## Problem:
Everything in the listing below from the line containing "Reproduce this chart" through the line containing "const height = 697;" should be repeated exactly; leave out every other line.

## Rows:
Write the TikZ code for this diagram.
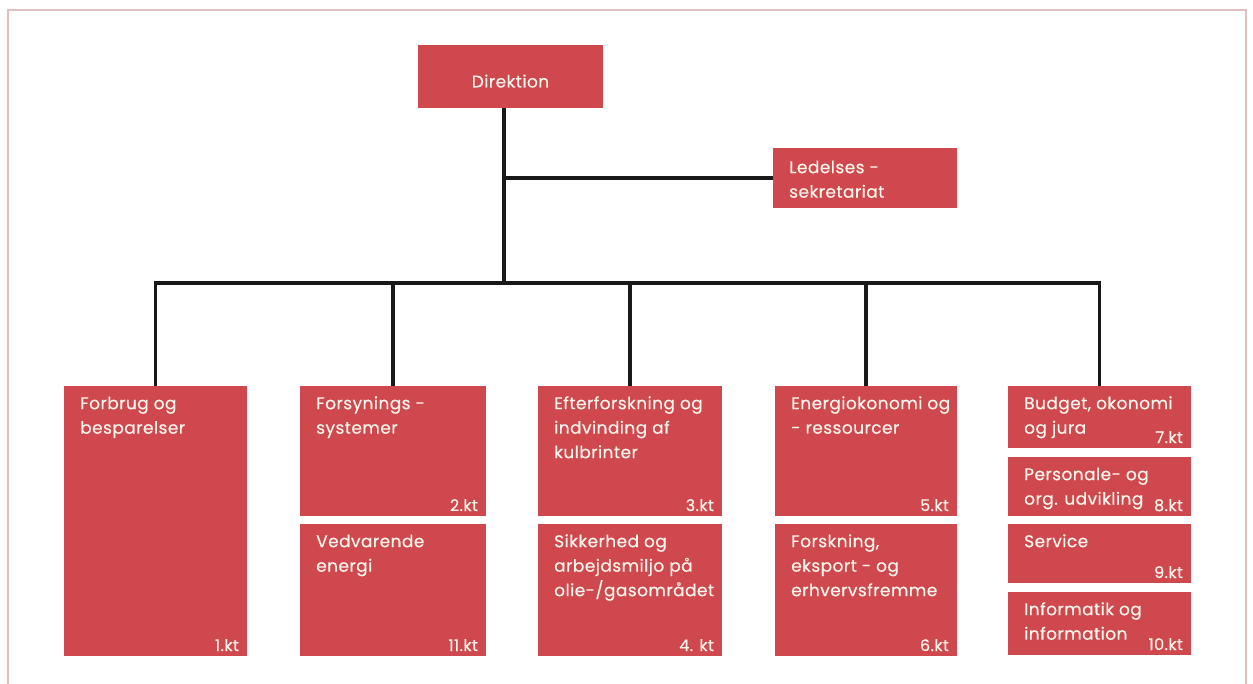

---

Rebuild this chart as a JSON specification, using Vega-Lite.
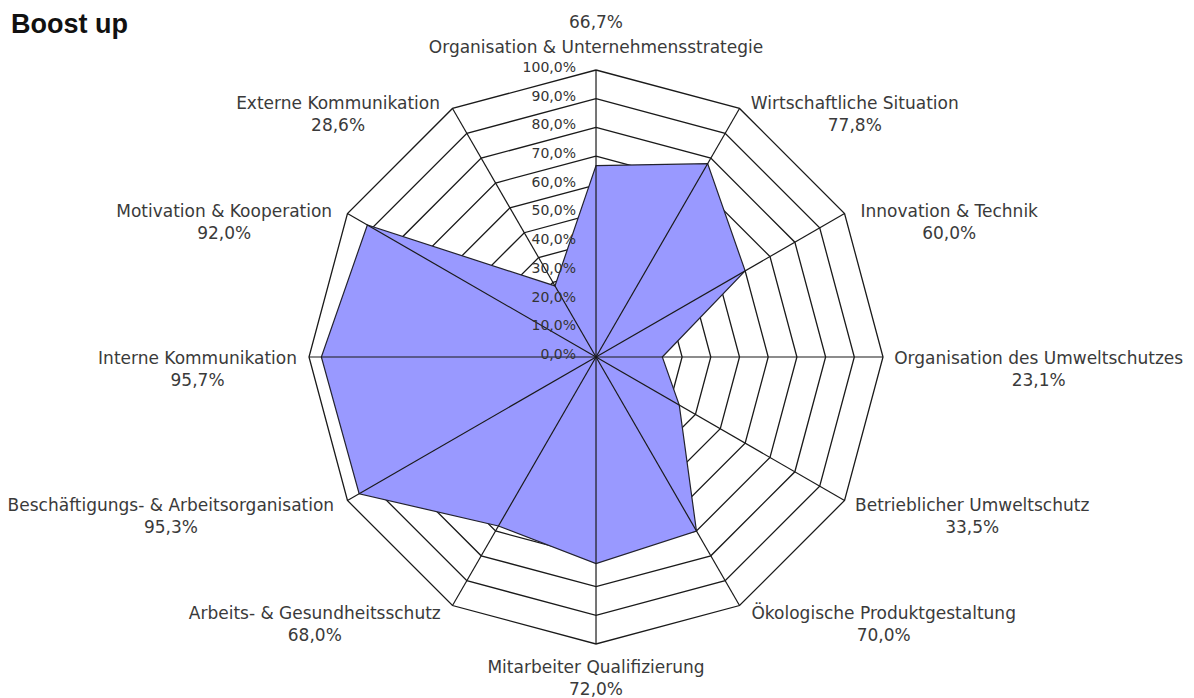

* * *

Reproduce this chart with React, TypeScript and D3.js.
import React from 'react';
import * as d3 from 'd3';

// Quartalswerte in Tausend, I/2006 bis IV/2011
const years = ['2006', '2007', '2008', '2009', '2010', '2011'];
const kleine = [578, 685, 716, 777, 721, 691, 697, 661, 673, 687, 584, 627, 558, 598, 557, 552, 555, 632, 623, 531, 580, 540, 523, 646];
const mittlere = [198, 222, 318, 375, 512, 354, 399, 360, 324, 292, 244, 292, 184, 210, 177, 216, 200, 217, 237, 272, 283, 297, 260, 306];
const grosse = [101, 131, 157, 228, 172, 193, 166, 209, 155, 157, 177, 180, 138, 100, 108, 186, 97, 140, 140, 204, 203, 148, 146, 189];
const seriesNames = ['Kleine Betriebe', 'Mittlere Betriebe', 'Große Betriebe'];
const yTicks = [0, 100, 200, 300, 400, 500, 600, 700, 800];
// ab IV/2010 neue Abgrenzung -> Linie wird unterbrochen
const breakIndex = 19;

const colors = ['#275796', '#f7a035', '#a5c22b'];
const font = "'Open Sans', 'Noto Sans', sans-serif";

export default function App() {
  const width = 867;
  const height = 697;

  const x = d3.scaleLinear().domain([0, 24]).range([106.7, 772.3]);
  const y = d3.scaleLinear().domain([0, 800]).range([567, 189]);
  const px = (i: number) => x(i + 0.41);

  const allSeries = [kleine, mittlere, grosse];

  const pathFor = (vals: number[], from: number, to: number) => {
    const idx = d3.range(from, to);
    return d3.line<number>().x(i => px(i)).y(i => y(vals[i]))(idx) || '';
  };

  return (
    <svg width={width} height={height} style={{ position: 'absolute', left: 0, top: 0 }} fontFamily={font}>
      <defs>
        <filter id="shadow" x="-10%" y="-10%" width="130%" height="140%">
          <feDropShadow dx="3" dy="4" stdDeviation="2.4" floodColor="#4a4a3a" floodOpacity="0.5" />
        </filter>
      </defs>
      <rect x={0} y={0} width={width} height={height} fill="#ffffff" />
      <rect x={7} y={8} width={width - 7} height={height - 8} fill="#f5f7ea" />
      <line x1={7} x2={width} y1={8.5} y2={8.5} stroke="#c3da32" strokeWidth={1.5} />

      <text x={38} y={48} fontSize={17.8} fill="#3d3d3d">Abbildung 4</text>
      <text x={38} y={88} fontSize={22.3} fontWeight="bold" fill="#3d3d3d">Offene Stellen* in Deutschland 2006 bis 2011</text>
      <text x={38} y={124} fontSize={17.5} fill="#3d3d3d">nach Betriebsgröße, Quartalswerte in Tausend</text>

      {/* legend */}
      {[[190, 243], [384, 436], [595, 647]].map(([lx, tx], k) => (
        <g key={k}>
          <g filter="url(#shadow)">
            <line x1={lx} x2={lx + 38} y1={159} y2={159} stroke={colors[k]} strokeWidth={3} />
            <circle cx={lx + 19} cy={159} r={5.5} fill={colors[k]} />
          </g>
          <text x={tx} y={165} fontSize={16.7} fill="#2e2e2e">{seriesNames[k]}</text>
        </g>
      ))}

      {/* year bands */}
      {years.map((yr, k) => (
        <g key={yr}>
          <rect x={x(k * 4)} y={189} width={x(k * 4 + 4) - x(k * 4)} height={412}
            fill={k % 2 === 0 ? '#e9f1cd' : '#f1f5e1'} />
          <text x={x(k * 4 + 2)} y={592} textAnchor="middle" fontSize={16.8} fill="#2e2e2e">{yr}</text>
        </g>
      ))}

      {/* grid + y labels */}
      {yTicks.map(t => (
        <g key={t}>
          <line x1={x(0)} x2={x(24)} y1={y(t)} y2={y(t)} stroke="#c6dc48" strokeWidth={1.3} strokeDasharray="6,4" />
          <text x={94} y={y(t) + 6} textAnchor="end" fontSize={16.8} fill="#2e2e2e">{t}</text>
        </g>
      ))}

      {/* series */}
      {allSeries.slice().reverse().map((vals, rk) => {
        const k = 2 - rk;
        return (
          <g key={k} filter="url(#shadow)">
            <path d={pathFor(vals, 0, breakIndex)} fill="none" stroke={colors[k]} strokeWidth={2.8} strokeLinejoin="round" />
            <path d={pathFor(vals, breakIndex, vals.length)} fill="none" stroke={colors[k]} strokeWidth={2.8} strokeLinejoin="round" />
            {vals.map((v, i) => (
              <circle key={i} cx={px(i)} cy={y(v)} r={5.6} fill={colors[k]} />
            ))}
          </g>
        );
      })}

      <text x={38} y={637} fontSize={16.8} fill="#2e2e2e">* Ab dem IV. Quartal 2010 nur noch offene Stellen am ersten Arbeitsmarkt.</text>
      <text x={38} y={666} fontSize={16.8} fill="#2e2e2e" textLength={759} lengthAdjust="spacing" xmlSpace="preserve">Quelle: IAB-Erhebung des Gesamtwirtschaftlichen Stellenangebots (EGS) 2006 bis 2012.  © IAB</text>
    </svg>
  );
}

## Correct answer:
Reproduce this chart with React, TypeScript and D3.js.
import React from 'react';
import * as d3 from 'd3';

// Quartalswerte in Tausend, I/2006 bis IV/2011
const years = ['2006', '2007', '2008', '2009', '2010', '2011'];
const kleine = [578, 685, 716, 777, 721, 691, 697, 661, 673, 687, 584, 627, 558, 598, 557, 552, 555, 632, 623, 531, 580, 540, 523, 646];
const mittlere = [198, 222, 318, 375, 512, 354, 399, 360, 324, 292, 244, 292, 184, 210, 177, 216, 200, 217, 237, 272, 283, 297, 260, 306];
const grosse = [101, 131, 157, 228, 172, 193, 166, 209, 155, 157, 177, 180, 138, 100, 108, 186, 97, 140, 140, 204, 203, 148, 146, 189];
const seriesNames = ['Kleine Betriebe', 'Mittlere Betriebe', 'Große Betriebe'];
const yTicks = [0, 100, 200, 300, 400, 500, 600, 700, 800];
// ab IV/2010 neue Abgrenzung -> Linie wird unterbrochen
const breakIndex = 19;

const colors = ['#275796', '#f7a035', '#a5c22b'];
const font = "'Open Sans', 'Noto Sans', sans-serif";

export default function App() {
  const width = 867;
  const height = 697;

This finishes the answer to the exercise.